Une semaine d’exposés et de débats, de rencontres et de visites et plusieurs objectifs, plus pratiques que théoriques : le partage et l’approfondissement des connaissances sur les phénomènes religieux, la révision de stéréotypes et le développement d’une réflexivité plus poussée, la découverte d’univers médiatiques différents et la création de réseau entre les journalistes.
A l’heure du bilan, les organisateurs et participants semblent ravis de l’expérience. Les nombreux contacts échangés, les réflexions mutuelles et les moments de partage témoignent d’un échange réel entre les participants, journalistes chrétiens ou musulmans, suisses, égyptiens ou soudanais.
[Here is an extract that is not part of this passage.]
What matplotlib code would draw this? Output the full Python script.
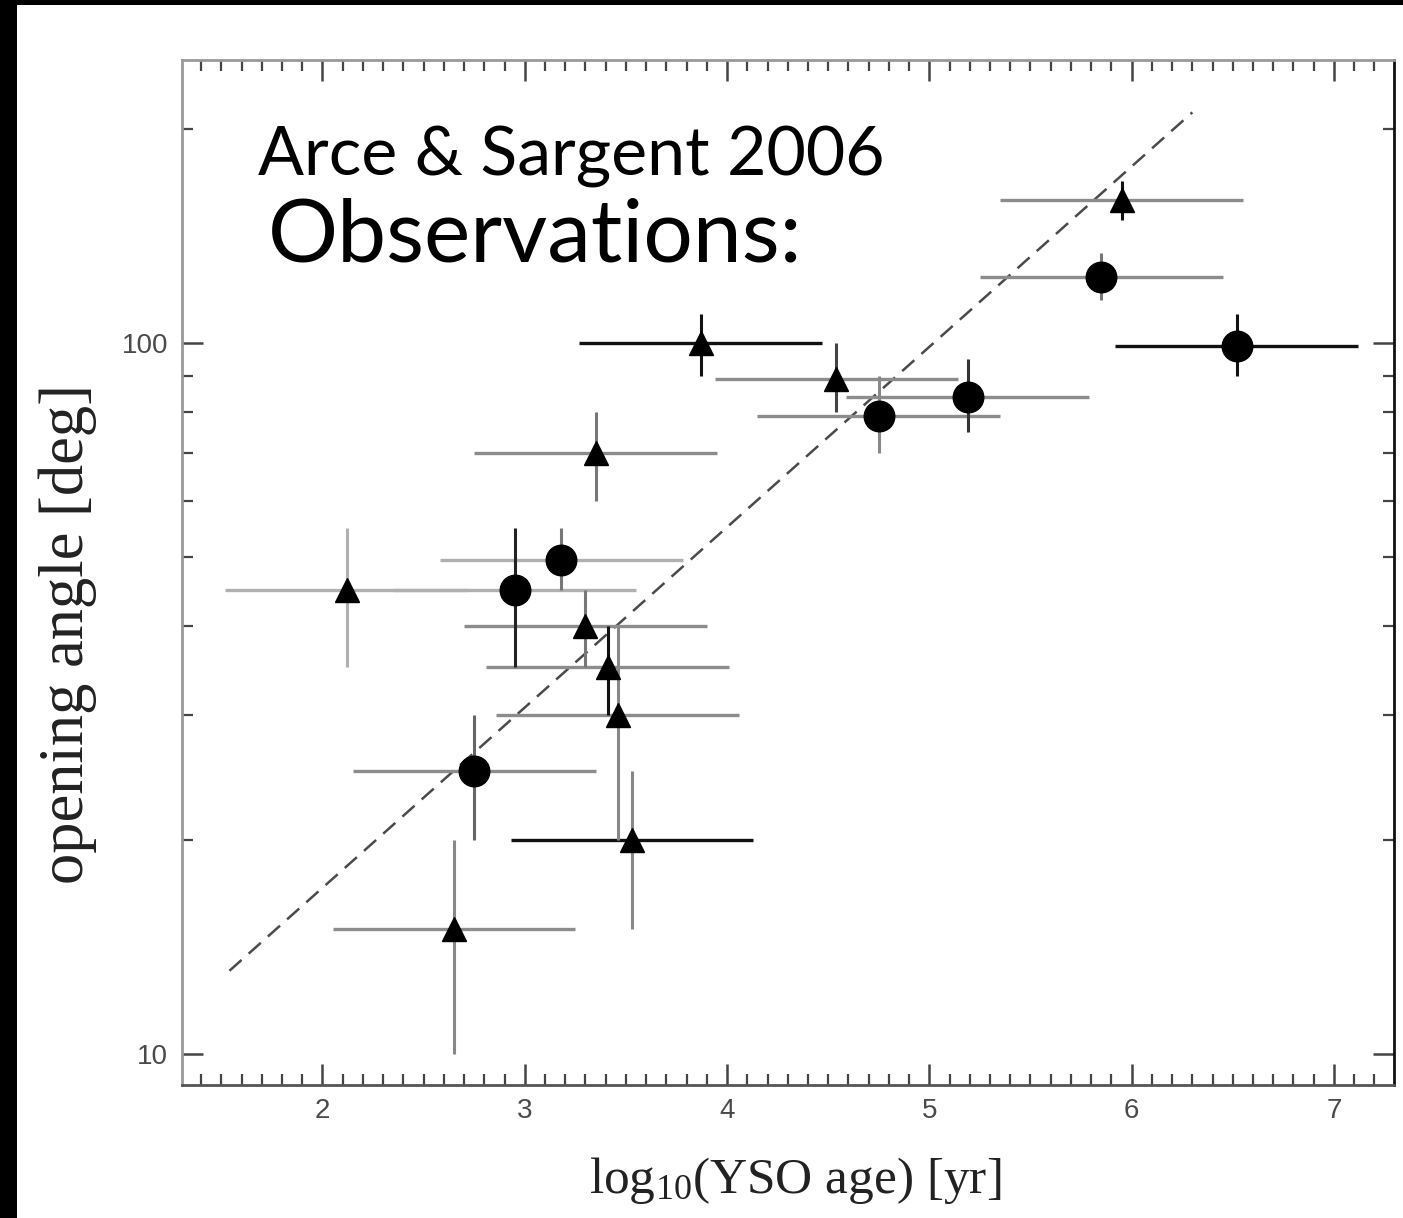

La rencontre ne s’est cependant pas limitée à la seule constitution de réseaux et à la découverte de l’autre. Ce sont surtout les clichés, stéréotypes et autres préjugés qui ont été profondément ébranlés. Ainsi, l’image d’un Occident sécularisé, d’une Europe a-religieuse, fortement présente dans l’esprit des participants musulmans – et peut-être même des participants chrétiens – au premier jour du séminaire s’est effacée devant la complexité des réalités. Au cours des différentes visites, les journalistes ont pris la mesure de la vivacité qui caractérise certains secteurs du monde religieux en Suisse.
Pour Marie-Laure Schick, coordinatrice suisse du programme « Media & Religion » à Fribourg, la rencontre entre les journalistes et les étudiants de l’Institut Philanthropos a été particulièrement marquante. Cette rencontre à Bourguillon a non seulement montré aux participants qu’il existe des croyants engagés en Europe mais a également « surpris les journalistes musulmans, étonnés d’apprendre que les croyants pratiquants sont parfois mal perçus en Suisse », souligne la coordinatrice. Et de remarquer que la situation des musulmans dans la Confédération ne diffère pas fondamentalement de celle d’autres croyants.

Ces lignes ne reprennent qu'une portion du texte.